Burma native Sauwin Mading interpreted for the Halethorpe staff, bridging the language gap that often challenges the parents. An interpreter was also present for the one Spanish-speaking family in attendence.

Principal Jill Carter walked the parents through the school handbook and, after Chao spoke about the county’s ESOL program, parents watched a video about volunteer opportunities at the school.

 “I learned that the school system is like my family,” said 27-year-old Ta Twe, whose 5-year-old son Albert Oo is in kindergarten at Halethorpe.

“I’m very glad to learn about that, because now I want to support the school because they are my family,” she said.

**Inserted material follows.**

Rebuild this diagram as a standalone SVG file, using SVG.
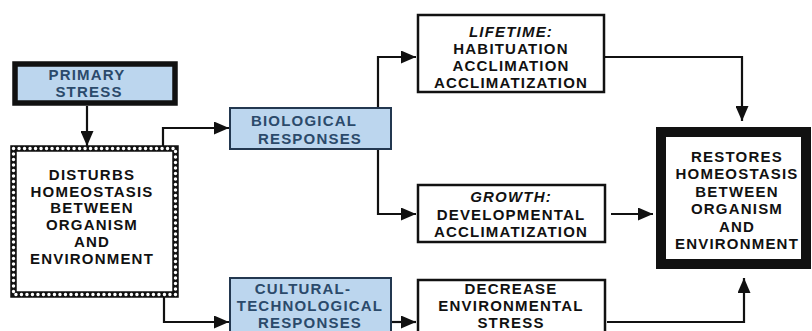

Most of the families are housed along Alan Drive in Arbutus after being placed there through the International Refugee Center.

The school sponsors the event each year to inform parents of school procedures and community resources they might not otherwise know.

 “We want them to feel welcome at the school,” Chao said. “We have to teach them about the American school system.

“Things like what should the children wear to school, what’s appropriate,” she said, citing that most of the Burmese parents don’t realize students must wear tennis shoes to participate in physical education programs.

“We go over things the nurse needs, we go over school items like homework,” Chao said. “To me I think they realize they have a support base now.

“There’s a lot of things that we can help them with,” she said. “So to me that’s also part of the community effort just so that they have a base to go to.”

“It’s kind of like a home base for helping them,” Chao said.